Your objective :: Find the lines of data that contain the string "draw", then list them.

[Rows from a dataset of charts and code]
++++++

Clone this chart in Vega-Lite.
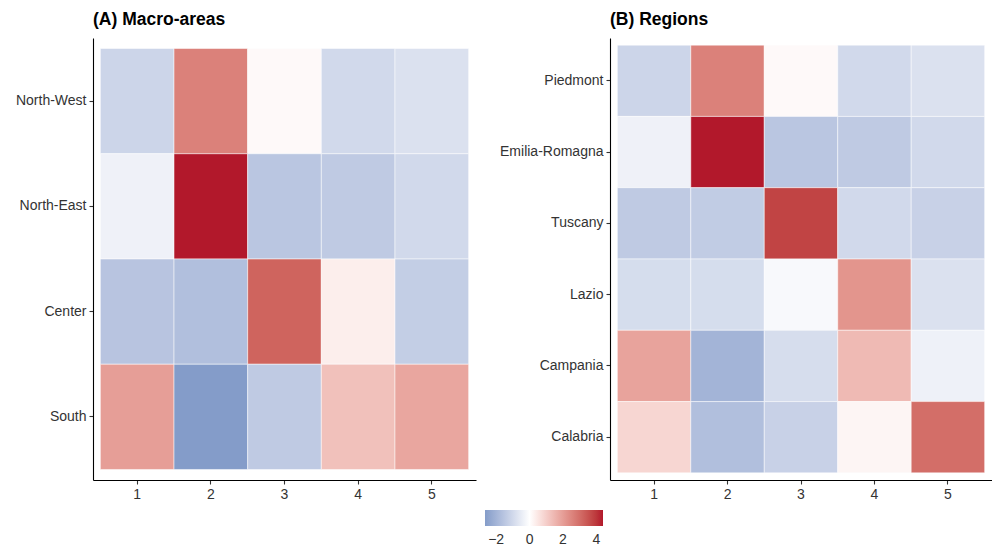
{
  "$schema": "https://vega.github.io/schema/vega-lite/v6.json",
  "background": "white",
  "padding": {"left": 15, "top": 10, "right": 0, "bottom": 0},
  "spacing": 23,
  "config": {
    "font": "Liberation Sans",
    "view": {"stroke": null},
    "axis": {
      "grid": false,
      "domainColor": "black",
      "domainWidth": 1.1,
      "tickColor": "#333333",
      "tickSize": 4,
      "tickWidth": 1.1,
      "labelFontSize": 14,
      "labelColor": "#333333",
      "labelPadding": 3,
      "title": null
    },
    "title": {"anchor": "start", "frame": "group", "fontSize": 17.5, "fontWeight": "bold", "color": "black", "offset": 10}
  },
  "datasets": {
    "macro": [
      {"area": "North-West", "k": 1, "value": -1.1},
      {"area": "North-West", "k": 2, "value": 2.6},
      {"area": "North-West", "k": 3, "value": 0.12},
      {"area": "North-West", "k": 4, "value": -1.0},
      {"area": "North-West", "k": 5, "value": -0.78},
      {"area": "North-East", "k": 1, "value": -0.35},
      {"area": "North-East", "k": 2, "value": 4.4},
      {"area": "North-East", "k": 3, "value": -1.5},
      {"area": "North-East", "k": 4, "value": -1.4},
      {"area": "North-East", "k": 5, "value": -1.0},
      {"area": "Center", "k": 1, "value": -1.55},
      {"area": "Center", "k": 2, "value": -1.7},
      {"area": "Center", "k": 3, "value": 3.2},
      {"area": "Center", "k": 4, "value": 0.35},
      {"area": "Center", "k": 5, "value": -1.3},
      {"area": "South", "k": 1, "value": 2.0},
      {"area": "South", "k": 2, "value": -2.67},
      {"area": "South", "k": 3, "value": -1.4},
      {"area": "South", "k": 4, "value": 1.28},
      {"area": "South", "k": 5, "value": 1.85}
    ],
    "regions": [
      {"area": "Piedmont", "k": 1, "value": -1.1},
      {"area": "Piedmont", "k": 2, "value": 2.6},
      {"area": "Piedmont", "k": 3, "value": 0.12},
      {"area": "Piedmont", "k": 4, "value": -1.0},
      {"area": "Piedmont", "k": 5, "value": -0.78},
      {"area": "Emilia-Romagna", "k": 1, "value": -0.35},
      {"area": "Emilia-Romagna", "k": 2, "value": 4.4},
      {"area": "Emilia-Romagna", "k": 3, "value": -1.5},
      {"area": "Emilia-Romagna", "k": 4, "value": -1.4},
      {"area": "Emilia-Romagna", "k": 5, "value": -1.0},
      {"area": "Tuscany", "k": 1, "value": -1.4},
      {"area": "Tuscany", "k": 2, "value": -1.35},
      {"area": "Tuscany", "k": 3, "value": 3.8},
      {"area": "Tuscany", "k": 4, "value": -1.0},
      {"area": "Tuscany", "k": 5, "value": -1.2},
      {"area": "Lazio", "k": 1, "value": -0.9},
      {"area": "Lazio", "k": 2, "value": -0.9},
      {"area": "Lazio", "k": 3, "value": -0.15},
      {"area": "Lazio", "k": 4, "value": 2.2},
      {"area": "Lazio", "k": 5, "value": -0.78},
      {"area": "Campania", "k": 1, "value": 1.9},
      {"area": "Campania", "k": 2, "value": -2.0},
      {"area": "Campania", "k": 3, "value": -0.88},
      {"area": "Campania", "k": 4, "value": 1.42},
      {"area": "Campania", "k": 5, "value": -0.37},
      {"area": "Calabria", "k": 1, "value": 0.85},
      {"area": "Calabria", "k": 2, "value": -1.7},
      {"area": "Calabria", "k": 3, "value": -1.2},
      {"area": "Calabria", "k": 4, "value": 0.2},
      {"area": "Calabria", "k": 5, "value": 3.0}
    ]
  },
  "resolve": {"scale": {"color": "shared"}},
  "hconcat": [
    {
      "title": "(A) Macro-areas",
      "width": 383,
      "height": 442,
      "data": {"name": "macro"},
      "mark": {"type": "rect", "stroke": "white", "strokeWidth": 0.5},
      "encoding": {
        "x": {"field": "k", "type": "ordinal", "scale": {"paddingInner": 0, "paddingOuter": 0.1}, "axis": {"labelAngle": 0}},
        "y": {"field": "area", "type": "nominal", "sort": ["North-West", "North-East", "Center", "South"], "scale": {"paddingInner": 0, "paddingOuter": 0.1}},
        "color": {
          "field": "value", "type": "quantitative",
          "scale": {"domain": [-2.67, 0, 4.4], "range": ["#849cc9", "#ffffff", "#b2182b"], "interpolate": "lab"},
          "legend": {"orient": "none", "legendX": 392, "legendY": 472, "direction": "horizontal", "title": null, "gradientLength": 118, "gradientThickness": 16, "values": [-2, 0, 2, 4], "labelFontSize": 14, "labelColor": "#333333", "gradientStrokeWidth": 0, "labelOffset": 7}
        }
      }
    },
    {
      "title": "(B) Regions",
      "width": 382,
      "height": 442,
      "data": {"name": "regions"},
      "mark": {"type": "rect", "stroke": "white", "strokeWidth": 0.5},
      "encoding": {
        "x": {"field": "k", "type": "ordinal", "scale": {"paddingInner": 0, "paddingOuter": 0.1}, "axis": {"labelAngle": 0}},
        "y": {"field": "area", "type": "nominal", "sort": ["Piedmont", "Emilia-Romagna", "Tuscany", "Lazio", "Campania", "Calabria"], "scale": {"paddingInner": 0, "paddingOuter": 0.1}},
        "color": {"field": "value", "type": "quantitative"}
      }
    }
  ]
}
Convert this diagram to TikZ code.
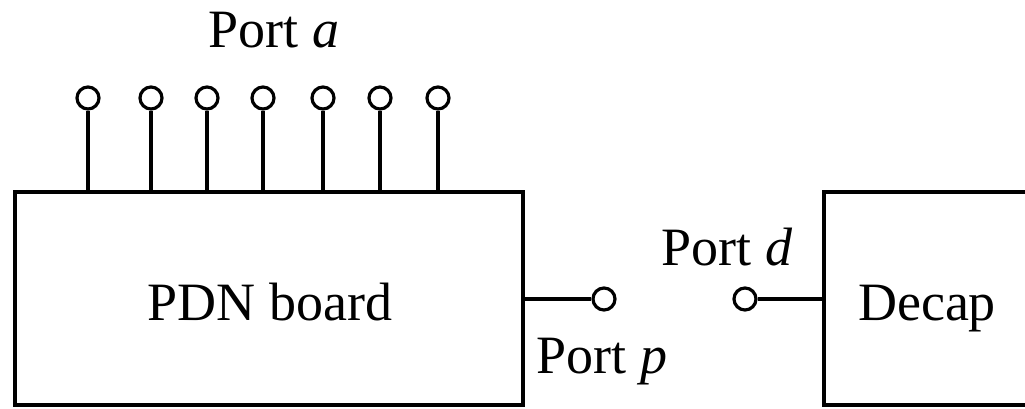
\documentclass[tikz,border=0pt]{standalone}
\usepackage{fontspec}
\setmainfont{Liberation Serif}
\begin{document}
\begin{tikzpicture}[x=1pt,y=-1pt,
  line width=3.2pt,
  lbl/.style={font=\fontsize{54}{62}\selectfont, inner sep=0pt, anchor=base},
  pin/.style={circle, draw, minimum size=22pt, inner sep=0pt, fill=white},
  blk/.style={draw, rectangle, inner sep=0pt}]
\useasboundingbox (0,0) rectangle (1025,408);
\clip (0,0) rectangle (1025,408);
% blocks
\node[blk, minimum width=508pt, minimum height=213pt] (pdn) at (269,298.5) {};
\node[lbl] (pdnt) at (270,320) {PDN board};
\node[blk, minimum width=300pt, minimum height=213pt] (dec) at (974,298.5) {};
\node[lbl] (dect) at (927,320) {Decap};
% top pins
\foreach \i/\x in {1/88,2/151,3/207,4/263,5/323,6/380,7/438}{
  \coordinate (b\i) at (\x,192);
  \node[pin] (a\i) at (\x,98) {};
  \draw (a\i.south) -- (b\i);
}
\node[lbl] (porta) at (274,47) {Port \textit{a}};
% port p
\coordinate (pp0) at (523,299);
\node[pin] (pp) at (604,299) {};
\draw (pp0) -- (pp.west);
\node[lbl] (portp) at (602,373) {Port \textit{p}};
% port d
\coordinate (pd0) at (824,299);
\node[pin] (pd) at (745,299) {};
\draw (pd.east) -- (pd0);
\node[lbl] (portd) at (727,265) {Port \textit{d}};
\end{tikzpicture}
\end{document}
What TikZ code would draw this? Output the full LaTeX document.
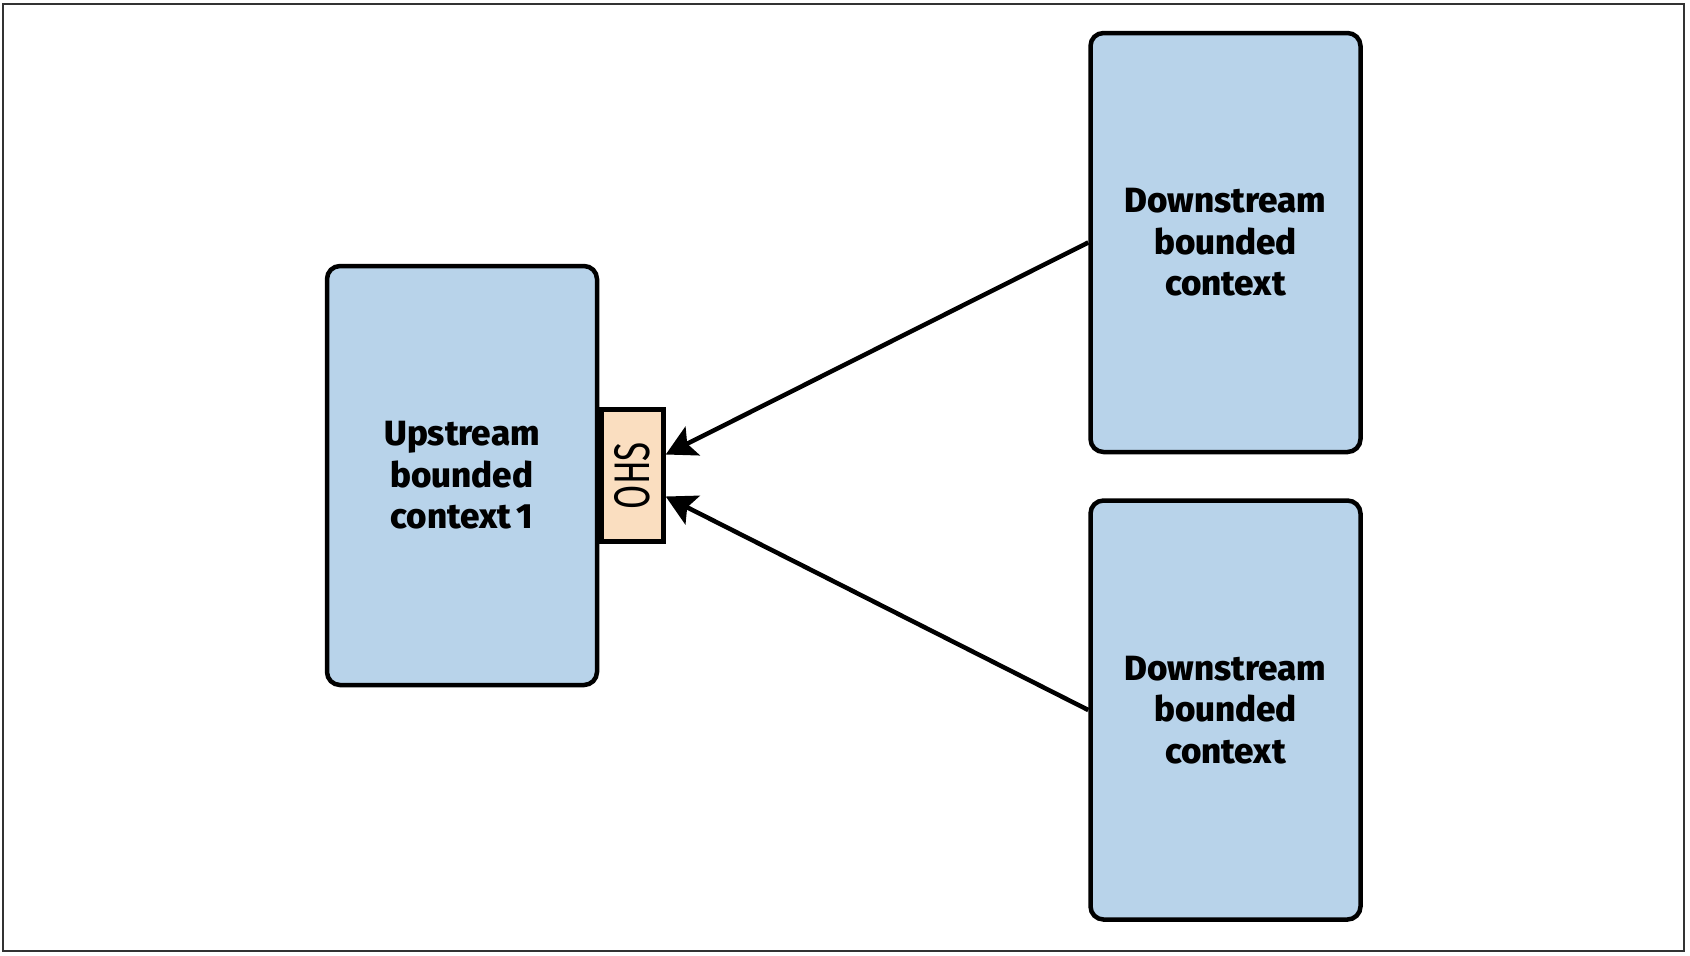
\documentclass[tikz,border=0pt]{standalone}
\usepackage{fontspec}
\setmainfont{Fira Sans}[BoldFont={Fira Sans ExtraBold}]
\newfontfamily\ohsfont{Fira Sans}[FakeStretch=0.7]
\usetikzlibrary{arrows.meta,positioning}
\definecolor{ctxblue}{RGB}{184,211,234}
\definecolor{ohsbeige}{RGB}{250,222,192}
\tikzset{
  context/.style={draw, line width=4.5pt, rounded corners=13pt, fill=ctxblue,
    minimum width=270pt, minimum height=419pt, inner sep=0pt, align=center,
    font=\bfseries\fontsize{35}{41.5}\selectfont},
  ohsbox/.style={draw, line width=4.5pt, fill=ohsbeige, minimum width=62pt,
    minimum height=132pt, inner sep=0pt},
  uses/.style={line width=4.5pt, -{Stealth[length=30pt,width=32pt,inset=6pt]}},
}
\begin{document}
\begin{tikzpicture}[x=1pt,y=1pt]
    \useasboundingbox (0,0) rectangle (1690,-956);
    \draw[line width=1.5pt, black!80] (3,-4) rectangle (1684,-951);

    \node[context] (Up) at (462,-475.5) {Upstream\\bounded\\context\,1};
    \node[ohsbox, anchor=west] (OHS) at (Up.east)
      {\rotatebox{90}{\ohsfont\fontsize{50}{50}\selectfont OHS}};
    \node[context] (Down1) at (1225.5,-242.5) {Downstream\\bounded\\context};
    \node[context] (Down2) at (1225.5,-710) {Downstream\\bounded\\context};
    \coordinate (In1) at ([yshift=21pt]OHS.east);
    \coordinate (In2) at ([yshift=-21pt]OHS.east);

    \draw[uses] (Down1.west) -- (In1);
    \draw[uses] (Down2.west) -- (In2);
  \end{tikzpicture}
\end{document}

++++++

Answer for this exercise ::
  pin/.style={circle, draw, minimum size=22pt, inner sep=0pt, fill=white},
  blk/.style={draw, rectangle, inner sep=0pt}]
  \draw (a\i.south) -- (b\i);
\draw (pp0) -- (pp.west);
\draw (pd.east) -- (pd0);
What TikZ code would draw this? Output the full LaTeX document.
  context/.style={draw, line width=4.5pt, rounded corners=13pt, fill=ctxblue,
  ohsbox/.style={draw, line width=4.5pt, fill=ohsbeige, minimum width=62pt,
    \draw[line width=1.5pt, black!80] (3,-4) rectangle (1684,-951);
    \draw[uses] (Down1.west) -- (In1);
    \draw[uses] (Down2.west) -- (In2);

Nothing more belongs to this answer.